In the material below, find how many lines contain the string "this". Write only that number.
┌──
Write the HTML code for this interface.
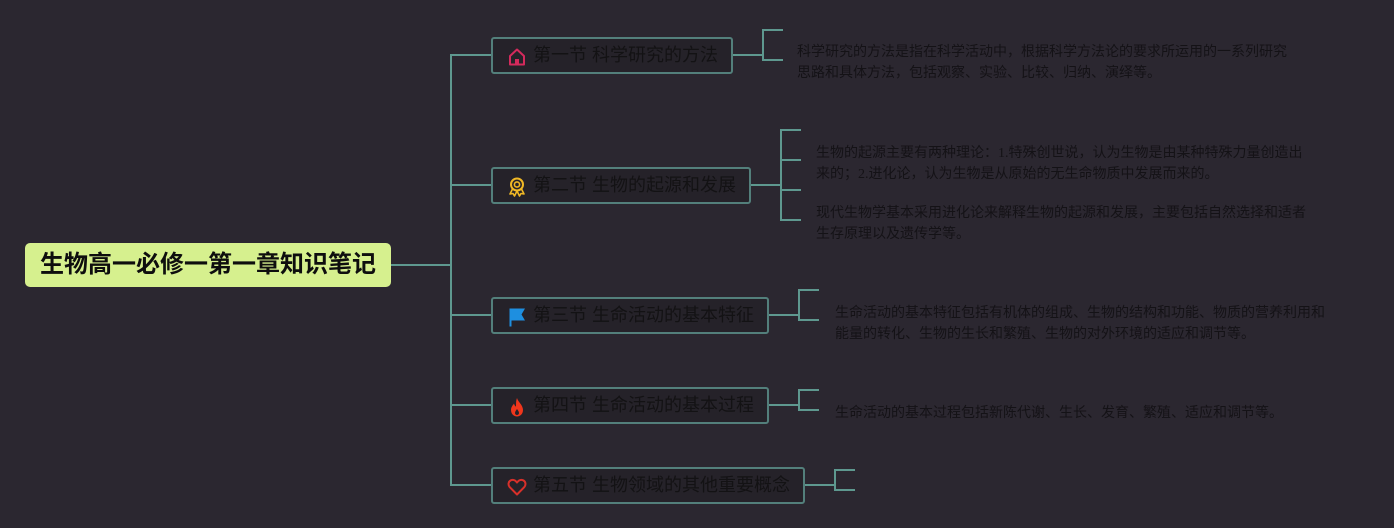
<!DOCTYPE html>
<html><head><meta charset="utf-8">
<style>
html,body{margin:0;padding:0;}
body{width:1394px;height:528px;background:#2b2730;position:relative;overflow:hidden;font-family:"Liberation Sans","Noto Sans CJK SC",sans-serif;}
svg{position:absolute;left:0;top:0;}
.root{position:absolute;left:25px;top:243px;width:366px;height:44px;background:#d6f08e;border-radius:5px;font-weight:bold;font-size:24px;line-height:44px;color:#0e0e0e;text-align:center;letter-spacing:0px;}
.node{position:absolute;box-sizing:border-box;height:37px;border:2px solid #537f7b;border-radius:3px;background:#252229;}
.node span{position:absolute;left:40px;top:0;line-height:33px;font-size:18px;color:#131214;white-space:nowrap;}
.node i{position:absolute;left:14px;top:8px;width:20px;height:20px;}
.desc{position:absolute;font-family:"Liberation Serif","Noto Sans CJK SC",sans-serif;font-size:14px;line-height:20.5px;color:#141216;white-space:nowrap;}
</style></head><body>
<svg width="1394" height="528" viewBox="0 0 1394 528">
<g stroke="#5e988f" stroke-width="2" fill="none">
<path d="M391 265 H451"/>
<path d="M451 54 V486"/>
<path d="M451 55 H491 M451 185 H491 M451 315 H491 M451 405 H491 M451 485 H491"/>
<path d="M733 55 H763 M783 30 H763 V60 H783"/>
<path d="M751 185 H781 M801 130 H781 V220 H801 M781 160 H801 M781 190 H801"/>
<path d="M769 315 H799 M819 290 H799 V320 H819"/>
<path d="M769 405 H799 M819 390 H799 V410 H819"/>
<path d="M805 485 H835 M855 470 H835 V490 H855"/>
</g>
</svg>

<div class="root">生物高一必修一第一章知识笔记</div>

<div class="node" style="left:491px;top:37px;width:242px;">
<i><svg width="20" height="20" viewBox="0 0 20 20"><path d="M3 9 L10 2.5 L17 9 V17.5 H3 Z" fill="none" stroke="#d42a5c" stroke-width="2" stroke-linejoin="round"/><rect x="8" y="12" width="4" height="5.5" fill="#d42a5c"/></svg></i>
<span>第一节 科学研究的方法</span></div>

<div class="node" style="left:491px;top:167px;width:260px;">
<i><svg width="20" height="20" viewBox="0 0 20 20"><circle cx="10" cy="7.5" r="6" fill="none" stroke="#f0b825" stroke-width="2"/><circle cx="10" cy="7.5" r="2.6" fill="none" stroke="#f0b825" stroke-width="1.6"/><path d="M5.5 12 L3 17 L6 16.5 L7.5 19 L10 14 L12.5 19 L14 16.5 L17 17 L14.5 12" fill="none" stroke="#f0b825" stroke-width="1.6" stroke-linejoin="round"/></svg></i>
<span>第二节 生物的起源和发展</span></div>

<div class="node" style="left:491px;top:297px;width:278px;">
<i><svg width="20" height="20" viewBox="0 0 20 20"><path d="M2.5 1.5 H18 L14.5 7.5 L18 13.5 H4.5 V19.5 H2.5 Z" fill="#1e8fe0"/></svg></i>
<span>第三节 生命活动的基本特征</span></div>

<div class="node" style="left:491px;top:387px;width:278px;">
<i><svg width="20" height="20" viewBox="0 0 20 20"><path d="M10 1 C11 5 16 8 16 13 C16 17 13 19.5 10 19.5 C7 19.5 4 17 4 13 C4 10 6 8 7 6.5 C7.5 8.5 8.5 9.5 9 9.5 C9 6 9 3.5 10 1 Z M10 12 C8.5 14 8 15 8 16 C8 17.3 9 18 10 18 C11 18 12 17.3 12 16 C12 15 11.5 14 10 12 Z" fill="#f0361c" fill-rule="evenodd"/></svg></i>
<span>第四节 生命活动的基本过程</span></div>

<div class="node" style="left:491px;top:467px;width:314px;">
<i><svg width="20" height="20" viewBox="0 0 20 20"><path d="M10 17.5 L2.8 10.2 C0.8 8 1.2 4.5 3.8 3.3 C6 2.3 8.3 3.2 10 5.5 C11.7 3.2 14 2.3 16.2 3.3 C18.8 4.5 19.2 8 17.2 10.2 Z" fill="none" stroke="#d8302a" stroke-width="2" stroke-linejoin="round"/></svg></i>
<span>第五节 生物领域的其他重要概念</span></div>

<div class="desc" style="left:797px;top:43px;">科学研究的方法是指在科学活动中，根据科学方法论的要求所运用的一系列研究<br>思路和具体方法，包括观察、实验、比较、归纳、演绎等。</div>

<div class="desc" style="left:816px;top:144px;">生物的起源主要有两种理论：1.特殊创世说，认为生物是由某种特殊力量创造出<br>来的；2.进化论，认为生物是从原始的无生命物质中发展而来的。</div>

<div class="desc" style="left:816px;top:204px;">现代生物学基本采用进化论来解释生物的起源和发展，主要包括自然选择和适者<br>生存原理以及遗传学等。</div>

<div class="desc" style="left:835px;top:304px;">生命活动的基本特征包括有机体的组成、生物的结构和功能、物质的营养利用和<br>能量的转化、生物的生长和繁殖、生物的对外环境的适应和调节等。</div>

<div class="desc" style="left:835px;top:404px;">生命活动的基本过程包括新陈代谢、生长、发育、繁殖、适应和调节等。</div>

</body></html>
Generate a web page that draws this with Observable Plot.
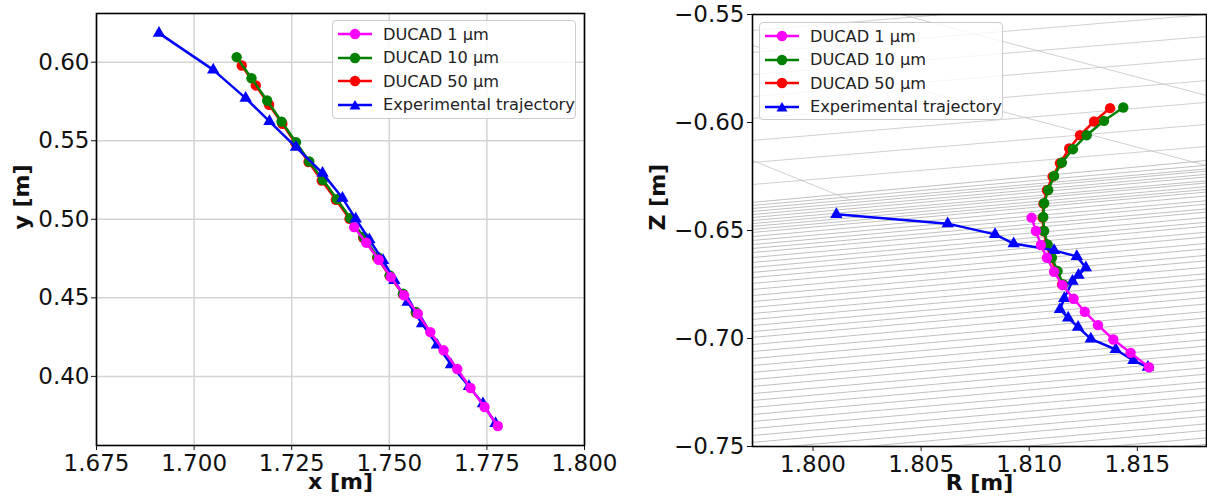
<!DOCTYPE html>
<html><head><meta charset="utf-8">
<script src="https://cdn.jsdelivr.net/npm/d3@7"></script>
<script src="https://cdn.jsdelivr.net/npm/@observablehq/plot@0.6"></script>
<style>
body{margin:0;background:#fff;font-family:"DejaVu Sans",sans-serif;}
#wrap{position:relative;width:1207px;height:500px;overflow:hidden;background:#fff}
.panel{position:absolute;top:0}
.legend{position:absolute;border:1px solid #cccccc;border-radius:4px;background:rgba(255,255,255,0.8);box-sizing:border-box;font-size:16.2px;color:#222}
.row{position:absolute;left:0;height:22px;display:flex;align-items:center;white-space:nowrap}
.row svg{margin-right:11px}
</style></head>
<body><div id="wrap"></div>
<script>
// ---------- legend / series meta ----------
const seriesNames = ["DUCAD 1 µm", "DUCAD 10 µm", "DUCAD 50 µm", "Experimental trajectory"];
const seriesColors = ["#ff00ff", "#008000", "#ff0000", "#0000ff"];
const seriesSymbols = ["circle", "circle", "circle", "triangle"];

// ---------- left panel (x, y) ----------
const xTicksLeft = [1.675, 1.700, 1.725, 1.750, 1.775, 1.800];
const yTicksLeft = [0.40, 0.45, 0.50, 0.55, 0.60];

const d1_x = [1.7410,1.7441,1.7473,1.7504,1.7538,1.7573,1.7605,1.7639,1.7674,1.7708,1.7744,1.7778];
const d1_y = [0.4950,0.4851,0.4742,0.4632,0.4516,0.4399,0.4282,0.4166,0.4047,0.3926,0.3805,0.3684];
const d10_x = [1.7109,1.7147,1.7187,1.7224,1.7261,1.7295,1.7330,1.7366,1.7400,1.7434,1.7470,1.7501,1.7535,1.7568];
const d10_y = [0.6032,0.5898,0.5756,0.5622,0.5491,0.5368,0.5251,0.5128,0.5007,0.4887,0.4760,0.4643,0.4526,0.4410];
const d50_x = [1.7122,1.7158,1.7192,1.7226,1.7259,1.7293,1.7327,1.7363,1.7398,1.7433,1.7469,1.7501,1.7535,1.7568];
const d50_y = [0.5979,0.5852,0.5729,0.5608,0.5487,0.5364,0.5247,0.5124,0.5003,0.4882,0.4755,0.4639,0.4522,0.4405];
const exp_x = [1.6910,1.7049,1.7132,1.7193,1.7261,1.7329,1.7380,1.7414,1.7449,1.7484,1.7513,1.7547,1.7584,1.7622,1.7658,1.7704,1.7740,1.7772];
const exp_y = [0.6185,0.5951,0.5771,0.5623,0.5459,0.5294,0.5135,0.5003,0.4870,0.4738,0.4611,0.4473,0.4335,0.4201,0.4075,0.3936,0.3826,0.3700];

// ---------- right panel (R, Z) ----------
const rTicks = [1.800, 1.805, 1.810, 1.815];
const zTicks = [-0.75, -0.70, -0.65, -0.60, -0.55];

const d1_R = [1.81011,1.81031,1.81054,1.81082,1.81115,1.81154,1.81205,1.81257,1.81318,1.81389,1.81469,1.81554];
const d1_Z = [-0.64405,-0.65023,-0.65672,-0.66260,-0.66909,-0.67527,-0.68161,-0.68764,-0.69382,-0.70046,-0.70665,-0.71329];
const d10_R = [1.81435,1.81346,1.81266,1.81202,1.81151,1.81115,1.81088,1.81069,1.81065,1.81069,1.81085,1.81105,1.81131,1.81158];
const d10_Z = [-0.59304,-0.59923,-0.60587,-0.61236,-0.61855,-0.62473,-0.63122,-0.63740,-0.64374,-0.65023,-0.65641,-0.66260,-0.66878,-0.67496];
const d50_R = [1.81374,1.81300,1.81235,1.81185,1.81142,1.81108,1.81082,1.81066,1.81062,1.81066,1.81080,1.81100,1.81125,1.81152];
const d50_Z = [-0.59335,-0.59954,-0.60587,-0.61206,-0.61886,-0.62504,-0.63138,-0.63756,-0.64405,-0.65023,-0.65641,-0.66260,-0.66878,-0.67496];
const exp_R = [1.80108,1.80623,1.80842,1.80928,1.81115,1.81220,1.81262,1.81228,1.81200,1.81162,1.81142,1.81180,1.81226,1.81285,1.81400,1.81482,1.81549];
const exp_Z = [-0.64250,-0.64683,-0.65178,-0.65610,-0.65919,-0.66198,-0.66723,-0.67063,-0.67342,-0.68145,-0.68655,-0.69042,-0.69474,-0.70015,-0.70510,-0.71020,-0.71329];

// wall mesh lines seen behind the right panel (Z at left and right ends)
const meshREnds = [1.7972, 1.8182];
const meshDenseZLeft = [-0.6370,-0.6384,-0.6398,-0.6412,-0.6426,-0.6440,-0.6454,-0.6468,-0.6481,-0.6495,-0.6509,-0.6528,-0.6546,-0.6565,-0.6583,-0.6602,-0.6625,-0.6648,-0.6671,-0.6694,-0.6718,-0.6745,-0.6773,-0.6801,-0.6829,-0.6856,-0.6884,-0.6912,-0.6940,-0.6968,-0.6995,-0.7028,-0.7060,-0.7093,-0.7125,-0.7157,-0.7190,-0.7222,-0.7255,-0.7287,-0.7319,-0.7352,-0.7384,-0.7417,-0.7449,-0.7481,-0.7514,-0.7546,-0.7579,-0.7611,-0.7644,-0.7676,-0.7708];
const meshDenseZRight = [-0.6176,-0.6198,-0.6215,-0.6225,-0.6240,-0.6252,-0.6270,-0.6280,-0.6297,-0.6310,-0.6322,-0.6340,-0.6362,-0.6378,-0.6400,-0.6415,-0.6440,-0.6462,-0.6480,-0.6508,-0.6530,-0.6560,-0.6585,-0.6615,-0.6640,-0.6670,-0.6700,-0.6725,-0.6755,-0.6780,-0.6810,-0.6840,-0.6875,-0.6905,-0.6940,-0.6970,-0.7005,-0.7035,-0.7070,-0.7100,-0.7135,-0.7165,-0.7200,-0.7230,-0.7265,-0.7295,-0.7330,-0.7360,-0.7395,-0.7425,-0.7460,-0.7490,-0.7520];
const meshSparseZLeft = [-0.5574,-0.5676,-0.5778,-0.5880,-0.5981,-0.6083,-0.6185,-0.6287];
const meshSparseZRight = [-0.5398,-0.5500,-0.5602,-0.5704,-0.5806,-0.5907,-0.6009,-0.6111];
const meshDiagR1 = [1.7972, 1.80408, 1.7972];
const meshDiagZ1 = [-0.5644, -0.5500, -0.6176];
const meshDiagR2 = [1.8182, 1.8182, 1.80177];
const meshDiagZ2 = [-0.6199, -0.5875, -0.6361];

// ---------- helpers ----------
const zip = (xs, ys) => xs.map((x, i) => ({x, y: ys[i]}));
function seriesMarks(xs, ys, k) {
  const data = zip(xs, ys);
  return [
    Plot.line(data, {x: "x", y: "y", stroke: seriesColors[k], strokeWidth: 2.5}),
    Plot.dot(data, {x: "x", y: "y", fill: seriesColors[k], symbol: seriesSymbols[k], r: seriesSymbols[k] === "triangle" ? 4.6 : 5.2})
  ];
}
const style = {fontFamily: "DejaVu Sans", fontSize: "23px", color: "#111", background: "transparent", overflow: "visible"};

// ---------- left plot ----------
const leftPlot = Plot.plot({
  width: 600, height: 500, marginLeft: 96, marginRight: 16, marginTop: 13, marginBottom: 55,
  style,
  x: {domain: [1.675, 1.800]},
  y: {domain: [0.356, 0.631]},
  marks: [
    Plot.gridX(xTicksLeft, {stroke: "#d4d4d4", strokeOpacity: 1, strokeWidth: 1.5}),
    Plot.gridY(yTicksLeft, {stroke: "#d4d4d4", strokeOpacity: 1, strokeWidth: 1.5}),
    Plot.axisX(xTicksLeft, {tickFormat: d3.format(".3f"), tickSize: 5, tickPadding: 4, label: null}),
    Plot.axisY(yTicksLeft, {tickFormat: d3.format(".2f"), tickSize: 5, tickPadding: 2, label: null}),
    ...seriesMarks(d50_x, d50_y, 2),
    ...seriesMarks(d10_x, d10_y, 1),
    ...seriesMarks(exp_x, exp_y, 3),
    ...seriesMarks(d1_x, d1_y, 0),
    Plot.frame({stroke: "#000", strokeWidth: 1.6}),
    Plot.text(["x [m]"], {frameAnchor: "bottom", dy: 43, fontWeight: "bold", fontSize: 22}),
    Plot.text(["y [m]"], {frameAnchor: "left", dx: -75, rotate: -90, fontWeight: "bold", fontSize: 22})
  ]
});

// ---------- right plot ----------
const denseMesh = meshDenseZLeft.map((z, i) => ({x1: meshREnds[0], y1: z, x2: meshREnds[1], y2: meshDenseZRight[i]}));
const sparseMesh = meshSparseZLeft.map((z, i) => ({x1: meshREnds[0], y1: z, x2: meshREnds[1], y2: meshSparseZRight[i]}));
const diagMesh = meshDiagR1.map((r, i) => ({x1: r, y1: meshDiagZ1[i], x2: meshDiagR2[i], y2: meshDiagZ2[i]}));

const rightPlot = Plot.plot({
  width: 567, height: 500, marginLeft: 112, marginRight: 1, marginTop: 14, marginBottom: 54,
  style,
  x: {domain: [1.7972, 1.8182]},
  y: {domain: [-0.75, -0.55]},
  marks: [
    Plot.link(denseMesh, {x1: "x1", y1: "y1", x2: "x2", y2: "y2", stroke: "#b0b0b0", strokeWidth: 0.8, clip: true}),
    Plot.link(sparseMesh, {x1: "x1", y1: "y1", x2: "x2", y2: "y2", stroke: "#c4c4c4", strokeWidth: 0.8, clip: true}),
    Plot.link(diagMesh, {x1: "x1", y1: "y1", x2: "x2", y2: "y2", stroke: "#c4c4c4", strokeWidth: 0.8, clip: true}),
    Plot.axisX(rTicks, {tickFormat: d3.format(".3f"), tickSize: 5, tickPadding: 4, label: null}),
    Plot.axisY(zTicks, {tickFormat: d3.format(".2f"), tickSize: 5, tickPadding: 3, label: null}),
    ...seriesMarks(d50_R, d50_Z, 2),
    ...seriesMarks(d10_R, d10_Z, 1),
    ...seriesMarks(exp_R, exp_Z, 3),
    ...seriesMarks(d1_R, d1_Z, 0),
    Plot.frame({stroke: "#000", strokeWidth: 1.6}),
    Plot.text(["R [m]"], {frameAnchor: "bottom", dy: 43, fontWeight: "bold", fontSize: 22}),
    Plot.text(["Z [m]"], {frameAnchor: "left", dx: -95, rotate: -90, fontWeight: "bold", fontSize: 22})
  ]
});

const wrap = document.getElementById("wrap");
leftPlot.classList.add("panel"); leftPlot.style.left = "0px";
rightPlot.classList.add("panel"); rightPlot.style.left = "640px";
wrap.appendChild(leftPlot);
wrap.appendChild(rightPlot);

// ---------- legends ----------
function addLegend(left, top, width, height) {
  const box = document.createElement("div");
  box.className = "legend";
  Object.assign(box.style, {left: left + "px", top: top + "px", width: width + "px", height: height + "px"});
  seriesNames.forEach((name, k) => {
    const row = document.createElement("div");
    row.className = "row";
    row.style.top = (2 + k * 23.5) + "px";
    row.style.left = "5px";
    const sym = seriesSymbols[k] === "triangle"
      ? `<path d="M17,2 L22.5,11.5 L11.5,11.5 Z" fill="${seriesColors[k]}"/>`
      : `<circle cx="17" cy="7" r="5.2" fill="${seriesColors[k]}"/>`;
    row.innerHTML = `<svg width="34" height="14" viewBox="0 0 34 14"><line x1="0" y1="7" x2="34" y2="7" stroke="${seriesColors[k]}" stroke-width="2.5"/>${sym}</svg><span>${name}</span>`;
    box.appendChild(row);
  });
  wrap.appendChild(box);
}
addLegend(332, 20, 244, 99);
addLegend(759, 22, 244, 98);
</script>
</body></html>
└──
Answer to the exercise: 2